- [RECORDS SUPPLIED]
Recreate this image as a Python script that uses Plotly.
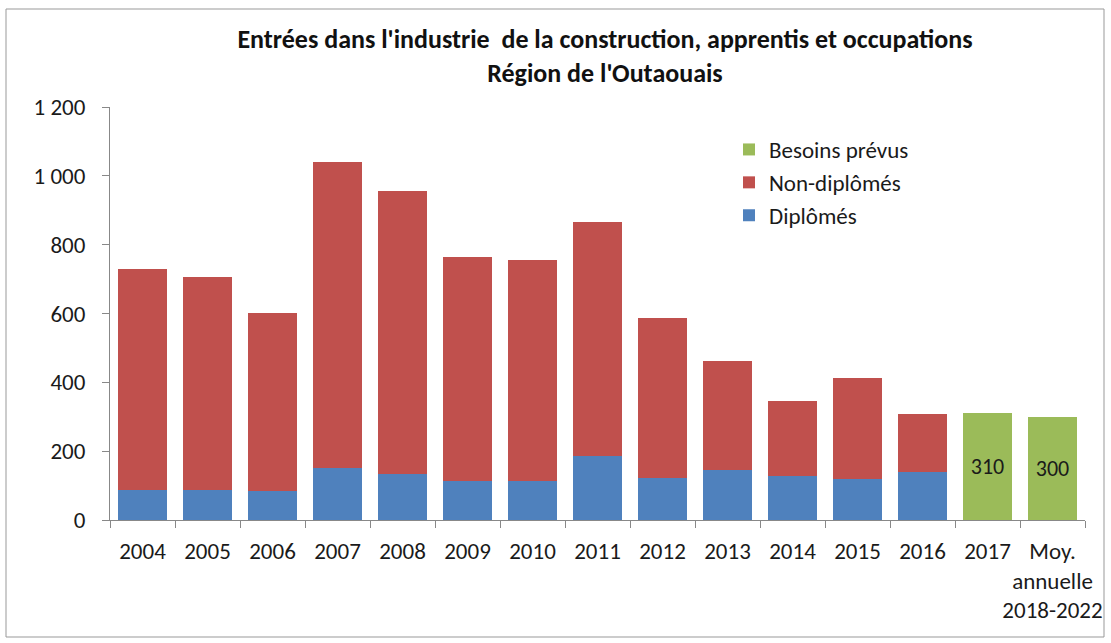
import plotly.graph_objects as go

categories = ["2004", "2005", "2006", "2007", "2008", "2009", "2010", "2011",
              "2012", "2013", "2014", "2015", "2016", "2017", "Moy.<br>annuelle<br>2018-2022"]
totals = [730, 705, 602, 1040, 955, 763, 756, 867, 586, 462, 345, 412, 308, None, None]
diplomes = [88, 88, 84, 150, 134, 113, 113, 187, 121, 145, 129, 118, 140, None, None]
besoins = [None] * 13 + [310, 300]
non_diplomes = [t - d if t is not None else None for t, d in zip(totals, diplomes)]

FONT = "Carlito, Liberation Sans Narrow, Liberation Sans, Arial"
W, H = 1111, 643
ML, MR, MT, MB = 110, 26, 107, 123

fig = go.Figure()
fig.add_trace(go.Bar(x=categories, y=diplomes, name="Diplômés", legendgroup="a", legendrank=3,
                     marker=dict(color="#4F81BD", line=dict(width=0))))
fig.add_trace(go.Bar(x=categories, y=non_diplomes, name="Non-diplômés", legendgroup="b", legendrank=2,
                     marker=dict(color="#C0504D", line=dict(width=0))))
fig.add_trace(go.Bar(x=categories, y=besoins, name="Besoins prévus", legendgroup="c", legendrank=1,
                     marker=dict(color="#9BBB59", line=dict(width=0)),
                     text=[str(v) if v is not None else "" for v in besoins],
                     textposition="inside", insidetextanchor="middle",
                     textfont=dict(color="#1a1a1a", size=22, family=FONT)))

pw = W - ML - MR
ph = H - MT - MB
fig.update_layout(
    width=W, height=H,
    barmode="stack", bargap=0.24,
    separators=", ",
    paper_bgcolor="white", plot_bgcolor="white",
    margin=dict(l=ML, r=MR, t=MT, b=MB, autoexpand=False),
    font=dict(family=FONT, size=22, color="#1a1a1a"),
    title=dict(text="<b>Entrées dans l'industrie  de la construction, apprentis et occupations<br>Région de l'Outaouais</b>",
               x=605 / W, xanchor="center",
               y=1 - 48 / H, yanchor="top",
               font=dict(size=26, family=FONT, color="#111111")),
    legend=dict(x=(729 - ML) / pw, y=(520 - 128) / ph, xanchor="left", yanchor="top",
                traceorder="grouped", font=dict(size=23, family=FONT),
                bgcolor="rgba(0,0,0,0)", tracegroupgap=0, itemwidth=30),
    xaxis=dict(type="category", showline=True, linecolor="#888888", linewidth=1,
               ticks="outside", tickson="boundaries", ticklen=7, tickcolor="#888888",
               tickangle=0, automargin=False, ticklabelstandoff=10,
               tickfont=dict(size=23, family=FONT), showgrid=False),
    yaxis=dict(range=[0, 1200], dtick=200, showline=True, linecolor="#888888", linewidth=1,
               ticks="outside", ticklen=7, tickcolor="#888888", showgrid=False,
               automargin=False, tickformat=",d", ticklabelstandoff=12,
               tickfont=dict(size=23, family=FONT), zeroline=False),
    showlegend=True,
)
# outer frame
fig.add_shape(type="rect", xref="paper", yref="paper",
              x0=(6 - ML) / pw, x1=(1104 - ML) / pw,
              y0=(H - MB - 637) / ph, y1=(H - MB - 9) / ph,
              line=dict(color="#999999", width=1), fillcolor="rgba(0,0,0,0)")

fig.write_html("out.html", config={"displayModeBar": False},
               post_script="document.body.style.margin='0';")
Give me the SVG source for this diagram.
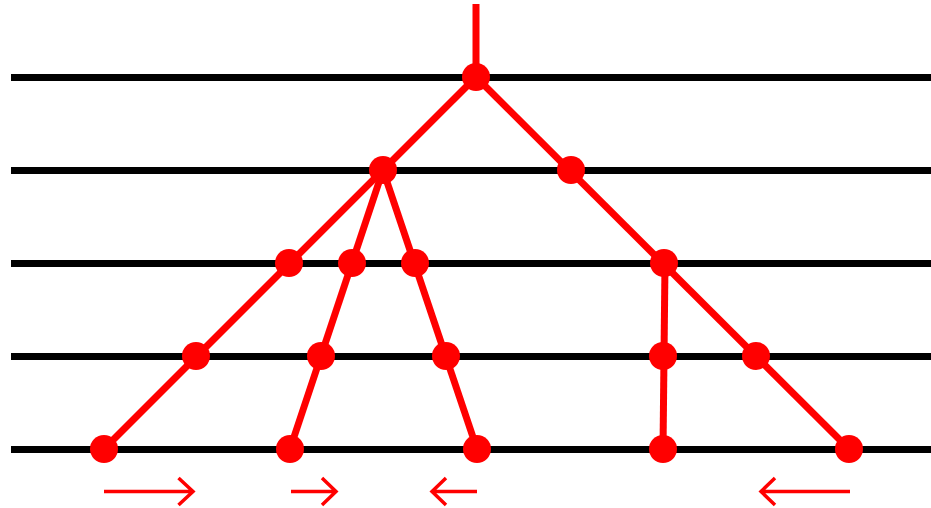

- [GOAL] Leave the pictures out and reproduce exactly the lines from the top of the listing above through the line with "ML, MR, MT, MB = 110, 26, 107, 123".

- [THE OUTPUT]
Recreate this image as a Python script that uses Plotly.
import plotly.graph_objects as go

categories = ["2004", "2005", "2006", "2007", "2008", "2009", "2010", "2011",
              "2012", "2013", "2014", "2015", "2016", "2017", "Moy.<br>annuelle<br>2018-2022"]
totals = [730, 705, 602, 1040, 955, 763, 756, 867, 586, 462, 345, 412, 308, None, None]
diplomes = [88, 88, 84, 150, 134, 113, 113, 187, 121, 145, 129, 118, 140, None, None]
besoins = [None] * 13 + [310, 300]
non_diplomes = [t - d if t is not None else None for t, d in zip(totals, diplomes)]

FONT = "Carlito, Liberation Sans Narrow, Liberation Sans, Arial"
W, H = 1111, 643
ML, MR, MT, MB = 110, 26, 107, 123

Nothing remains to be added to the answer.